Washington: President Barack Obama has taken a swipe at presumptive Republican presidential candidate Donald Trump's plans to ban Muslims from entering America and build walls between the US and other nations, saying the biggest challenges cannot be solved in isolation.
Though he did not name Trump, Obama made it clear what he thinks about the 69-year-old real estate tycoon's campaign and policy proposals in a highly political commencement speech at Rutgers University yesterday.
"The world is more interconnected than ever before, and it's becoming more connected every day. Building walls won't change that," Obama said apparently referring to Trump's proposals to build a wall at the US-Mexico border.
The President also told the graduates to stand up to those who say that America was better in the past. He also asked graduates to tout their knowledge and not brag about their ignorance.
"Just as America is better, the world is better than when I graduated. Since I graduated, an Iron Curtain fell, apartheid ended.
There's more democracy. We virtually eliminated certain diseases like polio. We've cut extreme poverty drastically. We've cut infant mortality by an enormous amount," he said.

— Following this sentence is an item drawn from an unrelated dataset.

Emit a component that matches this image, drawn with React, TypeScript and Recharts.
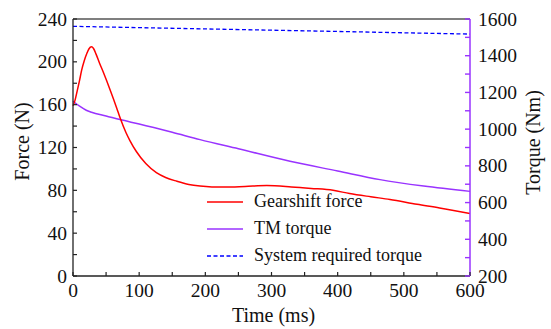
import React from 'react';
import { LineChart, Line, XAxis, YAxis, ReferenceLine, Legend, Label } from 'recharts';

// Gearshift force (N) vs time (ms)
const forceTime = [0, 3, 6, 10, 13, 17, 21, 24, 28, 31, 35, 40, 46, 56, 66, 71, 80, 86, 96, 110, 126, 140, 157, 175, 192, 210, 230, 260, 293, 330, 360, 393, 418, 450, 479, 520, 554, 600];
const gearshiftForce = [159, 164, 172, 183, 192, 201, 208, 212, 214, 212.5, 207, 199, 190, 174, 157, 148, 134, 126.5, 116, 105, 96.5, 92, 88.5, 85.5, 84, 83.2, 83, 83.6, 84.4, 83.2, 81.8, 80, 77, 74, 71.5, 67, 63.6, 58.3];

// TM torque (Nm) vs time (ms)
const torqueTime = [0, 10, 20, 28, 50, 71, 100, 150, 192, 250, 328, 400, 464, 530, 600];
const tmTorque = [1152, 1125, 1103, 1092, 1072, 1052, 1028, 983, 943, 893, 825, 772, 725, 690, 661];

// System required torque (Nm) vs time (ms)
const requiredTime = [0, 100, 200, 300, 400, 500, 600];
const requiredTorque = [1560, 1553, 1546, 1539, 1532, 1525, 1518];

const timeTicks = [0, 50, 100, 150, 200, 250, 300, 350, 400, 450, 500, 550, 600];
const forceTicks = [0, 20, 40, 60, 80, 100, 120, 140, 160, 180, 200, 220, 240];
const torqueTicks = [200, 300, 400, 500, 600, 700, 800, 900, 1000, 1100, 1200, 1300, 1400, 1500, 1600];

const forceData = forceTime.map((t, i) => ({ t, v: gearshiftForce[i] }));
const torqueData = torqueTime.map((t, i) => ({ t, v: tmTorque[i] }));
const requiredData = requiredTime.map((t, i) => ({ t, v: requiredTorque[i] }));

const FONT = '"Liberation Serif", "Times New Roman", serif';
const RED = '#ff0000';
const PURPLE = '#9933ff';
const BLUE = '#0000ff';
const AXIS = '#222222';

const textStyle = { fontFamily: FONT, fontSize: 19.5, fill: '#111' };
const titleStyle = { fontFamily: FONT, fontSize: 20, fill: '#111' };

const legendItems = [
  { name: 'Gearshift force', color: RED, dash: undefined },
  { name: 'TM torque', color: PURPLE, dash: undefined },
  { name: 'System required torque', color: BLUE, dash: '4 2.5' },
];

const BottomTick = (props: any) => {
  const { x, y, payload } = props;
  const major = payload.value % 100 === 0;
  return (
    <g>
      <line x1={x} x2={x} y1={y} y2={y - 4} stroke={AXIS} strokeWidth={1.2} />
      {major && (
        <text x={x} y={y + 21} textAnchor="middle" style={textStyle}>
          {payload.value}
        </text>
      )}
    </g>
  );
};

const LeftTick = (props: any) => {
  const { x, y, payload } = props;
  const major = payload.value % 40 === 0;
  return (
    <g>
      <line x1={x} x2={x + 4} y1={y} y2={y} stroke={AXIS} strokeWidth={1.2} />
      {major && (
        <text x={x - 6} y={y + 6.5} textAnchor="end" style={textStyle}>
          {payload.value}
        </text>
      )}
    </g>
  );
};

const RightTick = (props: any) => {
  const { x, y, payload } = props;
  const major = payload.value % 200 === 0;
  return (
    <g>
      <line x1={x} x2={x - 5} y1={y} y2={y} stroke={PURPLE} strokeWidth={1.4} />
      {major && (
        <text x={x + 8} y={y + 6.5} textAnchor="start" style={textStyle}>
          {payload.value}
        </text>
      )}
    </g>
  );
};

const LegendBox = () => (
  <div style={{ fontFamily: FONT, fontSize: 18, color: '#111' }}>
    {legendItems.map((it) => (
      <div key={it.name} style={{ display: 'flex', alignItems: 'center', height: 27.2, whiteSpace: 'nowrap' }}>
        <svg width={47} height={10} style={{ display: 'block' }}>
          <line x1={0} x2={36} y1={5} y2={5} stroke={it.color} strokeWidth={1.5} strokeDasharray={it.dash} />
        </svg>
        <span>{it.name}</span>
      </div>
    ))}
  </div>
);

const App: React.FC = () => {
  return (
    <div style={{ position: 'absolute', left: 0, top: 0, background: '#fff', fontFamily: FONT }}>
      <LineChart width={551} height={329} margin={{ top: 19, right: 0, bottom: 0, left: 0 }}>
        <XAxis
          dataKey="t"
          type="number"
          domain={[0, 600]}
          ticks={timeTicks}
          interval={0}
          height={53}
          tickSize={0}
          tickMargin={0}
          tick={<BottomTick />}
          axisLine={{ stroke: AXIS, strokeWidth: 1.3 }}
          allowDuplicatedCategory={false}
        >
          <Label
            content={(p: any) => {
              const vb = p.viewBox;
              return (
                <text x={vb.x + vb.width / 2 + 2} y={vb.y + 46} textAnchor="middle" style={titleStyle}>
                  Time (ms)
                </text>
              );
            }}
          />
        </XAxis>
        <YAxis
          yAxisId="force"
          orientation="left"
          domain={[0, 240]}
          ticks={forceTicks}
          interval={0}
          width={73}
          tickSize={0}
          tickMargin={0}
          tick={<LeftTick />}
          axisLine={{ stroke: AXIS, strokeWidth: 1.3 }}
        >
          <Label
            content={(p: any) => {
              const vb = p.viewBox;
              const cx = vb.x + 22;
              const cy = vb.y + vb.height / 2 - 6;
              return (
                <text x={cx} y={cy} transform={`rotate(-90 ${cx} ${cy})`} textAnchor="middle" dominantBaseline="central" style={titleStyle}>
                  Force (N)
                </text>
              );
            }}
          />
        </YAxis>
        <YAxis
          yAxisId="torque"
          orientation="right"
          domain={[200, 1600]}
          ticks={torqueTicks}
          interval={0}
          width={81}
          tickSize={0}
          tickMargin={0}
          tick={<RightTick />}
          axisLine={{ stroke: PURPLE, strokeWidth: 1.5 }}
        >
          <Label
            content={(p: any) => {
              const vb = p.viewBox;
              const cx = vb.x + 63;
              const cy = vb.y + vb.height / 2 - 5;
              return (
                <text x={cx} y={cy} transform={`rotate(-90 ${cx} ${cy})`} textAnchor="middle" dominantBaseline="central" style={titleStyle}>
                  Torque (Nm)
                </text>
              );
            }}
          />
        </YAxis>
        <ReferenceLine yAxisId="force" y={240} stroke="#555" strokeWidth={1.3} />
        <Legend
          layout="vertical"
          align="center"
          verticalAlign="middle"
          content={<LegendBox />}
          wrapperStyle={{ left: 207, top: 188, width: 'auto', height: 'auto' }}
        />
        <Line
          yAxisId="torque"
          data={requiredData}
          dataKey="v"
          type="linear"
          stroke={BLUE}
          strokeWidth={1.3}
          strokeDasharray="4 2.5"
          dot={false}
          activeDot={false}
          isAnimationActive={false}
        />
        <Line
          yAxisId="torque"
          data={torqueData}
          dataKey="v"
          type="monotone"
          stroke={PURPLE}
          strokeWidth={1.5}
          dot={false}
          activeDot={false}
          isAnimationActive={false}
        />
        <Line
          yAxisId="force"
          data={forceData}
          dataKey="v"
          type="monotone"
          stroke={RED}
          strokeWidth={1.5}
          dot={false}
          activeDot={false}
          isAnimationActive={false}
        />
      </LineChart>
    </div>
  );
};

export default App;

"Now, I say all these things not to make you complacent.
"Suggesting that we can build an endless wall along our borders, and blame our challenges on immigrants -- that doesn't just run counter to our history as the world's melting pot; it contradicts the evidence that our growth and our innovation and our dynamism has always been spurred by our ability to attract strivers from every corner of the globe," Obama said.